Reputation: 89
I have the output Z from a linkage algorithm in MATLAB.
The structure of the output Z is given in this link https://uk.mathworks.com/help/stats/linkage.html (scroll down to output)
I am trying to find the genealogy of the internal nodes and leaves of the dendrogram. The genealogy is defined as the ordered set of of internal nodes connecting leaf i (internal node α_h) to the root α_1. I also want to be able to find the parent node - this is the node w of v in which w immediately precedes v on the path from the root to v. Would anyone be willing to explain how I can do this using MATLAB?

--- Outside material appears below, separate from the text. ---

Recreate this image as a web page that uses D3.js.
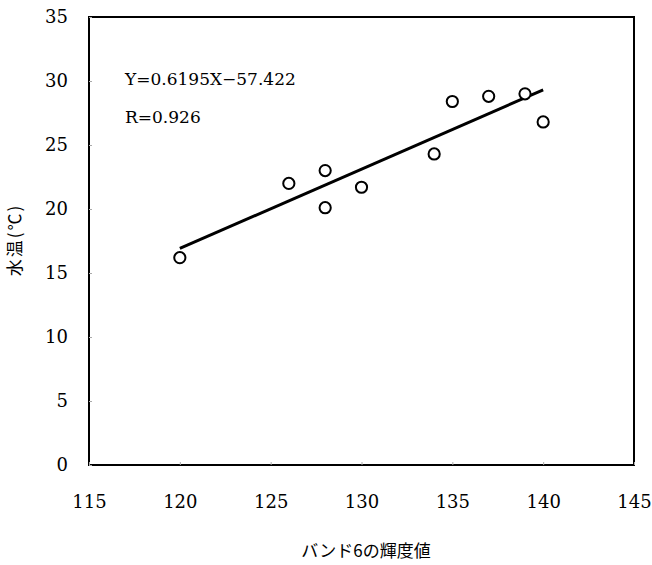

In case my definitions weren't clear enough, an example case is shown in the image.
The genealogy of leaf 3 is G(3)={α_7, α_2, α_1} and the genealogy of internal node α_7 is G(α_7)={α_7, α_2, α_1}. An example for the parents: the parent node of α_7 is α_2, which I denote as g(α_2)=α_7. I'm aware the indexing of the tree given the output Z from the hierarchical clustering is different from the image, so a code that is consistent with the way the dendrogram is indexed by Z is absolutely fine. I just care that the output is correct for the dendrogram.
I hope now it's clearer as to what I want the code to find and do using the input of Z. Your help is much appreciated!
Upvotes: 1
Views: 577
Reputation: 1286
A small example makes things clearer:
X = [1,2,4,5,8]';
D = pdist(X);
L = linkage(D, 'ward');
dendrogram(L, 'labels', cellfun(@num2str, num2cell(X), 'uniform', false));
If you add a fourth column to L with
L(:, end+1) = (size(L, 1) + (1 : size(L, 1)));
then every row of L has the entries ["number of node", "number of node", "merge at level", "number of parent"].
So the root node is always L(end, end), the leave node have a number up to size(X, 1), the inner nodes have numbers greater than size(X, 1).
In your example L will approximately look like this:
L = [...
9, 10, 1, 10; % 10 = alpha_9
5, 6, 2, 11; % 11 = alpha_8
3, 4, 3, 12; % 12 = alpha_7
1, 2, 4, 13; % 13 = alpha_6
7, 12, 5, 14; % 14 = alpha_5
8, 15, 6, 15; % 15 = alpha_4
16, 11, 7, 16; % 16 = alpha_3
14, 13, 8, 17; % 17 = alpha_2
18, 17, 9, 18; % 18 = alpha_1
];
dendrogram(L);
Note that the labels are already correct by construction.
Upvotes: 0